Task to complete: Without the pictures, output the lines of the material from the very first through the one that holds "18.7, 10.8, 4];".

Supplied data:
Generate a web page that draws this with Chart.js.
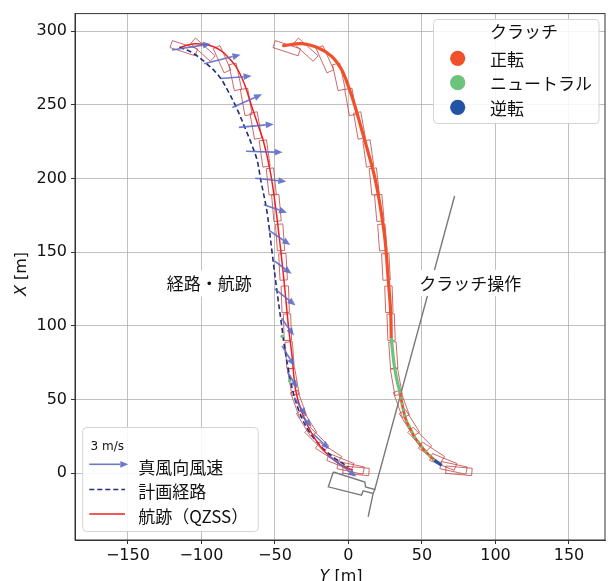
<!DOCTYPE html>
<html>
<head>
<meta charset="utf-8">
<script src="https://cdn.jsdelivr.net/npm/chart.js@4.4.0/dist/chart.umd.min.js"></script>
<style>
html, body { margin: 0; padding: 0; overflow: hidden; background: #fff; }
canvas { display: block; }
</style>
</head>
<body>
<canvas id="chart" width="609" height="595"></canvas>
<script>
// 軸の目盛り
const yTicksH = [-150, -100, -50, 0, 50, 100, 150];   // 横軸 Y [m]
const xTicksV = [0, 50, 100, 150, 200, 250, 300];     // 縦軸 X [m]

// 計画経路 (Y, X)
const planY = [-115, -106, -97, -88, -81.3, -75.7, -70, -65.5, -62, -59.8, -55.4, -52, -48.6, -45.2, -44.1, -40.7, -37.3, -32.8, -27.2, -19.3, -10.3, 0];
const planX = [289.3, 285.3, 278.5, 269.5, 258.3, 247, 233.5, 222.3, 212, 199.8, 177.3, 150.3, 123.3, 98.5, 89.6, 69.3, 53.6, 40, 28.8, 18.7, 10.8, 4];

// 航跡 (QZSS)
const trackY = [-113.8, -108.5, -103.8, -98, -92.6, -87.5, -83.5, -76.7, -71.1, -66.6, -62.1, -57.6, -53.1, -49.7, -47.5, -45.2, -42.9, -40.7, -38.5, -36.2, -32.8, -28.3, -22.7, -15.9, -8, -2, 3];
const trackX = [289.3, 290.8, 291.5, 291, 289.8, 287.3, 284.1, 276.3, 265, 251.5, 238, 224.5, 204.3, 181.8, 163.8, 143.5, 121.1, 98.5, 80.6, 58, 44.5, 33.3, 23.2, 14.2, 7.4, 4, 2];

// 真風向風速の矢印 (根元の位置と成分)
const windY  = [-120, -98.2, -86.9, -79, -74.5, -69.6, -63.4, -57.6, -54.2, -50.2, -50.2, -45.5, -45.2, -41.5, -36.8, -31.5, -23.6, -14.4];
const windX  = [287.3, 278, 267.9, 248.2, 234.7, 218.5, 200.2, 182.2, 164.9, 143.9, 125.1, 105.1, 86.3, 68.8, 51.3, 38.8, 26.3, 12.5];
const windDY = [26.4, 24.8, 21, 20.2, 23.7, 24.8, 21.1, 15.8, 14.6, 11.5, 14.2, 8.4, 8.4, 6.8, 7.9, 6.5, 10.5, 19.7];
const windDX = [4.1, 6.1, 1.7, 9, 2.2, -0.7, -2.3, -5.4, -10.1, -8.6, -11.3, -11.8, -13.7, -11.3, -12.5, -7.5, -10, -15];

// 船体の位置と向き (左: 経路・航跡、右: クラッチ操作)
const boatY   = [-112, -99, -86, -77, -69.5, -63, -57, -52.5, -49, -46.5, -44.5, -43, -41.5, -40, -37.5, -34, -28.5, -21.5, -13.5, -5.5, 1.5, 5];
const boatX   = [288.5, 287.5, 281, 269, 252, 236, 217, 198, 180, 160, 140, 118, 99, 80, 62, 47, 34, 23, 14, 7.5, 3.5, 1.5];
const boatHdg = [-18, -42, -66, -78, -80, -80, -82, -84, -85, -86, -87, -88, -88, -86, -80, -70, -58, -45, -33, -22, -12, -5];
const boat2Y  = [-42, -29, -16, -6.5, 1.5, 7.5, 13.5, 17.5, 21, 23, 25.5, 27.5, 29, 30.5, 32.5, 36, 41.5, 48.5, 56.5, 64.5, 71.5, 75];
const boat2X  = [288.5, 287.5, 281, 269, 252, 236, 217, 198, 180, 160, 140, 118, 99, 80, 62, 47, 34, 23, 14, 7.5, 3.5, 1.5];
const boat2Hdg = [-18, -42, -66, -78, -80, -80, -82, -84, -85, -86, -87, -88, -88, -86, -80, -70, -58, -45, -33, -22, -12, -5];

// クラッチ状態ごとの航跡
const fwdY = [-44.1, -31.7, -20.4, -11.4, -4.7, -0.1, 4.4, 8.9, 13.4, 17.9, 21.3, 24.7, 27, 28.7, 29.1];
const fwdX = [290.2, 291.6, 288.6, 283, 274, 262.8, 249.3, 233.5, 217.8, 200.8, 183, 160, 132.3, 109.8, 91.8];
const neuY = [29.1, 30.2, 31.4, 33, 34.8];
const neuX = [91.8, 81, 71.5, 63, 55.8];
const mixY = [34.8, 37, 39.3, 41.6, 45, 48.3, 51.7, 55.1, 58.5];
const mixX = [55.8, 44.5, 35.6, 31, 24.3, 19.8, 15.3, 11.9, 8.6];
const revY = [58.5, 61, 63.5];
const revX = [8.6, 6.8, 5.2];
const neuDotY = [-45.1, -40];
const neuDotX = [92.9, 62.6];

// 岸壁
const pierY = [-10.3, 11.2, 11.6, 17.9, 16.8, 10.0, 8.9, -13.7, -10.3];
const pierX = [0.7, -6.1, -9.4, -11.2, -13.9, -12.1, -15.0, -9.4, 0.7];
const quayY = [72.2, 17.9, null, 16.8, 13.4];
const quayX = [188.1, -11.2, null, -13.9, -29.7];

// 注記
const noteText = ['経路・航跡', 'クラッチ操作'];
const noteY = [-94.6, 82.8];
const noteX = [128.7, 129];

// 凡例
const clutchTitle = 'クラッチ';
const clutchLabels = ['正転', 'ニュートラル', '逆転'];
const clutchColors = ['#f0502a', '#6cc47c', '#2353a5'];
const windScaleText = '3 m/s';
const lineLabels = ['真風向風速', '計画経路', '航跡（QZSS）'];

const FONT_JP = '"Noto Sans CJK JP", "Noto Sans", sans-serif';
const FONT_NUM = '"DejaVu Sans", sans-serif';
const WIND_COLOR = 'rgba(92,106,200,0.9)';
const PLAN_COLOR = '#232d78';
const TRACK_COLOR = '#ee2020';
const BOAT_COLOR = 'rgba(192,68,68,0.8)';
const GREY = '#7a7a7a';

const pts = (ys, xs) => ys.map((v, i) => ({ x: v, y: xs[i] }));

// 船体の外形 (長さ 18 m、幅 5 m)
function boatPoints(ys, xs, hdgs) {
    const out = [];
    const L = 18, W = 5;
    ys.forEach((cy, i) => {
        const a = hdgs[i] * Math.PI / 180;
        const dx = Math.cos(a), dy = Math.sin(a);
        const nx = -dy, ny = dx;
        const c = [[1, 1], [1, -1], [-1, -1], [-1, 1], [1, 1]];
        c.forEach(([s, t]) => out.push({
            x: cy + s * dx * L / 2 + t * nx * W / 2,
            y: xs[i] + s * dy * L / 2 + t * ny * W / 2
        }));
        out.push({ x: null, y: null });
    });
    return out;
}

function lineSet(data, color, width, order, extra) {
    return Object.assign({
        data, showLine: true, borderColor: color, borderWidth: width,
        pointRadius: 0, tension: 0.35, fill: false, order
    }, extra || {});
}

const minus = v => String(v).replace('-', '\u2212');

const arrowsPlugin = {
    id: 'arrows',
    afterDatasetsDraw(chart) {
        const { ctx, scales: { x, y }, chartArea } = chart;
        ctx.save();
        ctx.beginPath();
        ctx.rect(chartArea.left, chartArea.top, chartArea.width, chartArea.height);
        ctx.clip();
        windY.forEach((wy, i) => {
            const x0 = x.getPixelForValue(wy), y0 = y.getPixelForValue(windX[i]);
            const x1 = x.getPixelForValue(wy + windDY[i]), y1 = y.getPixelForValue(windX[i] + windDX[i]);
            drawArrow(ctx, x0, y0, x1, y1);
        });
        ctx.restore();

        // 注記
        ctx.save();
        ctx.font = '17px ' + FONT_JP;
        ctx.textAlign = 'center';
        ctx.textBaseline = 'middle';
        noteText.forEach((t, i) => {
            const px = x.getPixelForValue(noteY[i]), py = y.getPixelForValue(noteX[i]);
            const w = ctx.measureText(t).width;
            ctx.fillStyle = '#fff';
            ctx.fillRect(px - w / 2 - 4, py - 13, w + 8, 26);
            ctx.fillStyle = '#111';
            ctx.fillText(t, px, py);
        });
        ctx.restore();
    }
};

function drawArrow(ctx, x0, y0, x1, y1) {
    const ang = Math.atan2(y1 - y0, x1 - x0);
    const hl = 8, hw = 3.4;
    const bx = x1 - hl * Math.cos(ang), by = y1 - hl * Math.sin(ang);
    ctx.strokeStyle = WIND_COLOR;
    ctx.fillStyle = WIND_COLOR;
    ctx.lineWidth = 1.6;
    ctx.beginPath();
    ctx.moveTo(x0, y0);
    ctx.lineTo(bx, by);
    ctx.stroke();
    ctx.beginPath();
    ctx.moveTo(x1, y1);
    ctx.lineTo(bx - hw * Math.sin(ang), by + hw * Math.cos(ang));
    ctx.lineTo(bx + hw * Math.sin(ang), by - hw * Math.cos(ang));
    ctx.closePath();
    ctx.fill();
}

function roundBox(ctx, x0, y0, x1, y1, r) {
    ctx.beginPath();
    ctx.moveTo(x0 + r, y0);
    ctx.arcTo(x1, y0, x1, y1, r);
    ctx.arcTo(x1, y1, x0, y1, r);
    ctx.arcTo(x0, y1, x0, y0, r);
    ctx.arcTo(x0, y0, x1, y0, r);
    ctx.closePath();
    ctx.fillStyle = 'rgba(255,255,255,0.85)';
    ctx.fill();
    ctx.strokeStyle = '#d4d4d4';
    ctx.lineWidth = 1;
    ctx.stroke();
}

const framePlugin = {
    id: 'frame',
    afterDraw(chart) {
        const { ctx, chartArea: a } = chart;
        ctx.save();
        ctx.strokeStyle = '#333';
        ctx.lineWidth = 1;
        ctx.strokeRect(a.left, a.top, a.right - a.left, a.bottom - a.top);

        // 軸タイトル
        ctx.fillStyle = '#111';
        ctx.textBaseline = 'middle';
        const title = (v) => {
            ctx.font = 'italic 16px ' + FONT_NUM;
            const w1 = ctx.measureText(v).width;
            ctx.font = '16px ' + FONT_NUM;
            const w2 = ctx.measureText(' [m]').width;
            return [w1, w2];
        };
        let [w1, w2] = title('Y');
        let sx = 341 - (w1 + w2) / 2;
        ctx.font = 'italic 16px ' + FONT_NUM;
        ctx.fillText('Y', sx, 577);
        ctx.font = '16px ' + FONT_NUM;
        ctx.fillText(' [m]', sx + w1, 577);
        ctx.save();
        ctx.translate(22, 274);
        ctx.rotate(-Math.PI / 2);
        [w1, w2] = title('X');
        sx = -(w1 + w2) / 2;
        ctx.font = 'italic 16px ' + FONT_NUM;
        ctx.fillText('X', sx, 0);
        ctx.font = '16px ' + FONT_NUM;
        ctx.fillText(' [m]', sx + w1, 0);
        ctx.restore();

        // 凡例 (クラッチ)
        roundBox(ctx, 433.5, 19.5, 599, 123.5, 4);
        ctx.fillStyle = '#111';
        ctx.font = '17px ' + FONT_JP;
        ctx.textAlign = 'center';
        ctx.fillText(clutchTitle, 524, 32);
        ctx.textAlign = 'left';
        const rows = [58.3, 82.7, 107.3];
        clutchLabels.forEach((t, i) => {
            ctx.beginPath();
            ctx.arc(457.7, rows[i], 7.6, 0, Math.PI * 2);
            ctx.fillStyle = clutchColors[i];
            ctx.fill();
            ctx.fillStyle = '#111';
            ctx.fillText(t, 490, rows[i] + 1);
        });

        // 凡例 (線)
        roundBox(ctx, 82.7, 427.5, 258.3, 531.5, 4);
        ctx.fillStyle = '#111';
        ctx.font = '12px ' + FONT_NUM;
        ctx.fillText(windScaleText, 90.5, 447);
        drawArrow(ctx, 89.3, 464.3, 128.3, 464.3);
        ctx.setLineDash([5, 3]);
        ctx.strokeStyle = PLAN_COLOR;
        ctx.lineWidth = 1.6;
        ctx.beginPath(); ctx.moveTo(89.3, 489.5); ctx.lineTo(125, 489.5); ctx.stroke();
        ctx.setLineDash([]);
        ctx.strokeStyle = TRACK_COLOR;
        ctx.lineWidth = 1.5;
        ctx.beginPath(); ctx.moveTo(89.3, 514); ctx.lineTo(125, 514); ctx.stroke();
        ctx.fillStyle = '#111';
        ctx.font = '17px ' + FONT_JP;
        [466.7, 490.7, 515.7].forEach((yy, i) => ctx.fillText(lineLabels[i], 138.3, yy + 1));
        ctx.restore();
    }
};

const tickStyle = {
    font: { family: FONT_NUM, size: 16 },
    color: '#111',
    autoSkip: false,
    maxRotation: 0,
    callback: v => minus(v)
};
const gridStyle = { color: '#b0b0b0', lineWidth: 0.8, tickLength: 4, tickColor: '#333', tickWidth: 1 };

new Chart(document.getElementById('chart'), {
    type: 'scatter',
    data: {
        datasets: [
            lineSet(boatPoints(boatY, boatX, boatHdg), BOAT_COLOR, 1, 20, { tension: 0 }),
            lineSet(boatPoints(boat2Y, boat2X, boat2Hdg), BOAT_COLOR, 1, 20, { tension: 0 }),
            lineSet(pts(pierY, pierX), GREY, 1.4, 19, { tension: 0 }),
            lineSet(pts(quayY, quayX), GREY, 1.4, 19, { tension: 0 }),
            lineSet(pts(planY, planX), PLAN_COLOR, 1.6, 8, { borderDash: [5, 3] }),
            lineSet(pts(trackY, trackX), TRACK_COLOR, 1.5, 7),
            lineSet(pts(fwdY, fwdX), clutchColors[0], 3.2, 6, { borderCapStyle: 'round' }),
            lineSet(pts(neuY, neuX), clutchColors[1], 3.2, 5),
            lineSet(pts(mixY, mixX), clutchColors[0], 2.8, 4),
            lineSet(pts(mixY, mixX), clutchColors[1], 3, 3, { borderDash: [2.5, 3.5] }),
            lineSet(pts(revY, revX), clutchColors[2], 3, 2),
            { data: pts(neuDotY, neuDotX), pointRadius: 1.8, pointBackgroundColor: clutchColors[1], pointBorderWidth: 0, showLine: false, order: 1 }
        ]
    },
    options: {
        responsive: false,
        animation: false,
        events: [],
        layout: { padding: { top: 10.5, right: 1.5, left: 0, bottom: 0 } },
        plugins: { legend: { display: false }, tooltip: { enabled: false } },
        scales: {
            x: {
                type: 'linear', min: -186, max: 174.5,
                afterBuildTicks: s => { s.ticks = yTicksH.map(v => ({ value: v })); },
                afterFit: s => { s.height = 55; },
                ticks: Object.assign({ padding: 2 }, tickStyle),
                grid: gridStyle,
                border: { color: '#333', width: 1 }
            },
            y: {
                type: 'linear', min: -45.5, max: 312,
                afterBuildTicks: s => { s.ticks = xTicksV.map(v => ({ value: v })); },
                afterFit: s => { s.width = 75; },
                ticks: Object.assign({ padding: 4 }, tickStyle),
                grid: gridStyle,
                border: { color: '#333', width: 1 }
            }
        }
    },
    plugins: [arrowsPlugin, framePlugin]
});
</script>
</body>
</html>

The output:
Generate a web page that draws this with Chart.js.
<!DOCTYPE html>
<html>
<head>
<meta charset="utf-8">
<script src="https://cdn.jsdelivr.net/npm/chart.js@4.4.0/dist/chart.umd.min.js"></script>
<style>
html, body { margin: 0; padding: 0; overflow: hidden; background: #fff; }
canvas { display: block; }
</style>
</head>
<body>
<canvas id="chart" width="609" height="595"></canvas>
<script>
// 軸の目盛り
const yTicksH = [-150, -100, -50, 0, 50, 100, 150];   // 横軸 Y [m]
const xTicksV = [0, 50, 100, 150, 200, 250, 300];     // 縦軸 X [m]

// 計画経路 (Y, X)
const planY = [-115, -106, -97, -88, -81.3, -75.7, -70, -65.5, -62, -59.8, -55.4, -52, -48.6, -45.2, -44.1, -40.7, -37.3, -32.8, -27.2, -19.3, -10.3, 0];
const planX = [289.3, 285.3, 278.5, 269.5, 258.3, 247, 233.5, 222.3, 212, 199.8, 177.3, 150.3, 123.3, 98.5, 89.6, 69.3, 53.6, 40, 28.8, 18.7, 10.8, 4];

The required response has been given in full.